It’s been almost five years since the Lehman Brothers collapse kicked off the GFC and sent the world’s financial markets into chaos. To date there has been over $12 trillion worth of stimulus and 515 rate cuts by the world’s central banks in response to increased unemployment and negative growth. However, things seem to be taking a turn for the better: American real estate is recording positive growth; Germany is having a change of heart towards austerity; and the structural demographic shifts around the rise in the Asian middle class means consumption and demand is driving economic growth.
As we already know, Australia has had quite an easy ride during the past five years and the big question is: will this lucky streak continue? There is talk in the media about Asia slowing down and that demand for Aussie resources will fall off a cliff. As usual when you look at the facts the reality of the situation is that Australian resources are in great demand, demand that will only increase due to multiple factors including global interest rates.
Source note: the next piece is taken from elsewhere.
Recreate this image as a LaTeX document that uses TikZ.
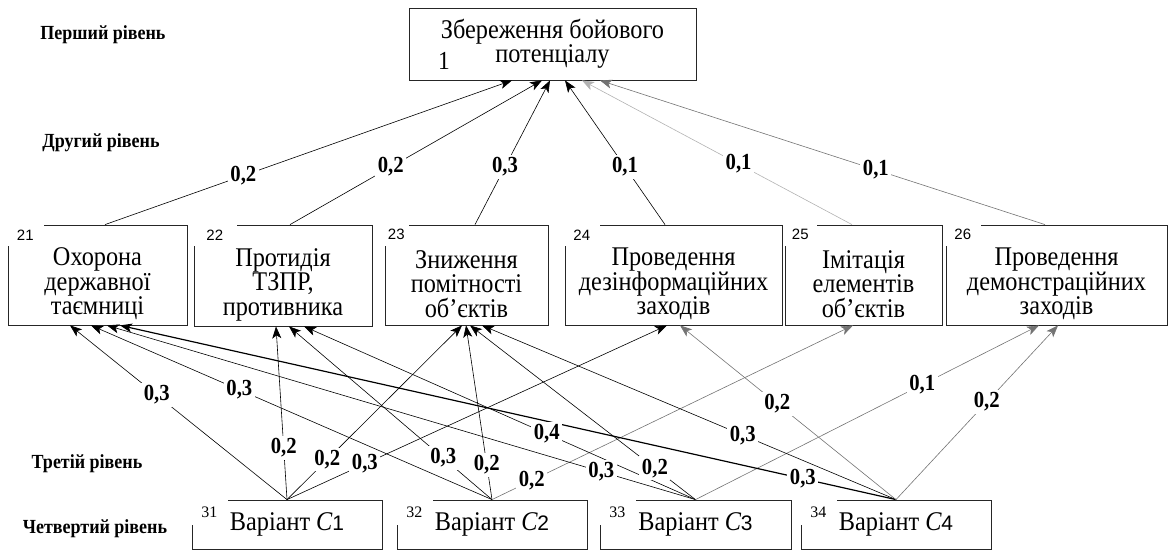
\documentclass[tikz,border=0pt]{standalone}
\usepackage{fontspec}
\setmainfont{Liberation Serif}
\setsansfont{Liberation Sans}
\newfontfamily\boxfont[FakeStretch=0.9]{Liberation Serif}
\newfontfamily\lblfont[FakeStretch=0.9]{Liberation Serif}
\usepackage{tikz}
\usetikzlibrary{arrows.meta}
\newcommand{\optC}[1]{{\itshape C}{\sffamily\fontsize{21}{21}\selectfont #1}}
\newcommand{\up}{\rule{0pt}{36pt}}
\tikzset{crit/.style={draw=black!85, line width=0.8pt, inner sep=0pt, align=center,
    font=\boxfont\fontsize{27}{24.5}\selectfont}}
\tikzset{tall/.style={crit, minimum height=100pt}}
\tikzset{idx/.style={fill=white, inner sep=0pt, minimum width=36pt, minimum height=22pt,
    anchor=north west, font=\sffamily\fontsize{15}{15}\selectfont}}
\tikzset{wt/.style={fill=white, inner sep=2.5pt, font=\lblfont\bfseries\fontsize{23}{23}\selectfont}}
\tikzset{lvl/.style={font=\lblfont\bfseries\fontsize{20}{20}\selectfont}}
\tikzset{edge/.style={->, line width=0.6pt}}
\tikzset{soft/.style={edge, draw=black!55}}
\tikzset{faint/.style={edge, draw=black!30}}
\tikzset{heavy/.style={edge, line width=1.2pt}}

\begin{document}
\begin{tikzpicture}[x=1pt, y=-1pt, >={Stealth[length=12pt,width=9pt,inset=3pt]}]
\useasboundingbox (0,0) rectangle (1169,551);
\node[lvl] (lvl1) at (103,35) {Перший рівень};
\node[lvl] (lvl2) at (101,143) {Другий рівень};
\node[lvl] (lvl3) at (87,464) {Третій рівень};
\node[lvl] (lvl4) at (95,529) {Четвертий рівень};

\node[crit, minimum width=287pt, minimum height=72pt] (b1) at (552.5,44) {Збереження бойового\\потенціалу};
\node[inner sep=0pt, font=\boxfont\fontsize{26}{26}\selectfont] (n1) at (444,61) {1};

\node[tall, minimum width=179pt] (b21) at (97.5,275) {\up Охорона\\державної\\таємниці};
\node[tall, minimum width=178pt, minimum height=101pt] (b22) at (283,275.5) {\up Протидія\\ТЗПР,\\противника};
\node[tall, minimum width=163pt] (b23) at (466.5,275) {\up Зниження\\помітності\\об’єктів};
\node[tall, minimum width=217pt] (b24) at (673.5,275) {\up Проведення\\дезінформаційних\\заходів};
\node[tall, minimum width=157pt] (b25) at (863.5,275) {\up Імітація\\елементів\\об’єктів};
\node[tall, minimum width=221pt] (b26) at (1056.5,275) {\up Проведення\\демонстраційних\\заходів};
\foreach \b/\pw in {21/37,22/44,23/25,24/36,25/33,26/36}
  \node[idx, minimum width=\pw pt] (n\b) at ([shift={(-1,-1)}]b\b.north west) {\b};

\node[crit, minimum width=190pt, minimum height=49pt] (b31) at (287,524.5) {Варіант \optC{1}};
\node[crit, minimum width=190pt, minimum height=49pt] (b32) at (492,524.5) {Варіант \optC{2}};
\node[crit, minimum width=191pt, minimum height=49pt] (b33) at (695.5,524.5) {Варіант \optC{3}};
\node[crit, minimum width=190pt, minimum height=49pt] (b34) at (896,524.5) {Варіант \optC{4}};
\foreach \b in {31,32,33,34}
  \node[idx, minimum width=37pt, minimum height=26pt, font=\rmfamily\fontsize{16}{16}\selectfont] (n\b) at ([shift={(-1,-1)}]b\b.north west) {\b};

% criteria -> goal
\def\upper{b21/7.5/-40.5/.34/2/edge, b22/7/-10.5/.40/2/edge, b23/8.5/-2.5/.40/3/edge,
  b24/-8.5/12.5/.40/1/edge, b25/-11.5/29.5/.42/1/faint, b26/-11.5/47.5/.38/1/soft}
\foreach \s/\dx/\tx/\p/\w/\st in \upper
  \draw[\st] ([xshift=\dx pt]\s.north) -- ([xshift=\tx pt]b1.south);
\foreach \s/\dx/\tx/\p/\w/\st in \upper
  \path ([xshift=\dx pt]\s.north) -- ([xshift=\tx pt]b1.south) node[wt, pos=\p] (w\s) {0,\w};

% variants -> criteria
\def\lower{b31/b21/-27.5/.60/3/edge, b31/b22/-7/.30/2/edge, b31/b23/-4.5/.23/2/edge,
  b31/b24/-6.5/.205/3/edge, b32/b21/-6.5/.63/3/edge, b32/b22/6/.24/3/edge,
  b32/b23/-0.5/.20/2/edge, b32/b25/-10.5/.11/2/soft, b33/b21/9.5/.16/3/edge,
  b33/b22/21/.38/4/edge, b33/b23/3.5/.18/2/edge, b33/b26/-17.5/.66/1/soft,
  b34/b21/22.5/.12/3/heavy, b34/b23/15.5/.37/3/edge, b34/b24/6.5/.55/2/soft,
  b34/b26/1.5/.56/2/soft}
\foreach \s/\t/\tx/\p/\w/\st in \lower
  \draw[\st] (\s.north) -- ([xshift=\tx pt]\t.south);
\foreach \s/\t/\tx/\p/\w/\st in \lower
  \path (\s.north) -- ([xshift=\tx pt]\t.south) node[wt, pos=\p] (w\s\t) {0,\w};
\end{tikzpicture}
\end{document}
As global growth increases interest rates around the world will slowly rise, especially in the US. This is great news for Australia as we currently have one of the highest interest rates in the world, and are attracting ‘hot money’, looking for a safe place to store that $12 trillion of stimulus which is in turn driving up the Australian dollar. With more countries increasing interest rates it means international investors will have multiple options to store their money, meaning less demand to deposit money in Australia and in turn a lower Australian dollar. Research from Goldman Sachs shows that when the US increases interest rates, over 75% of Asian countries record positive growth. When economies such as China’s and Korea’s are growing, their use of commodities tends to expand as well.
In summary, a lower Australian dollar and strong growth from Asian countries puts our commodities in a very strong position.
A falling Australian dollar, stable government, high quality resources and a favourable taxation environment mean that demand for Australian resources is set to continue. A strong resource economy has doubled property prices since early 2000, so further strength in resources can only have a positive effect on Australian property prices.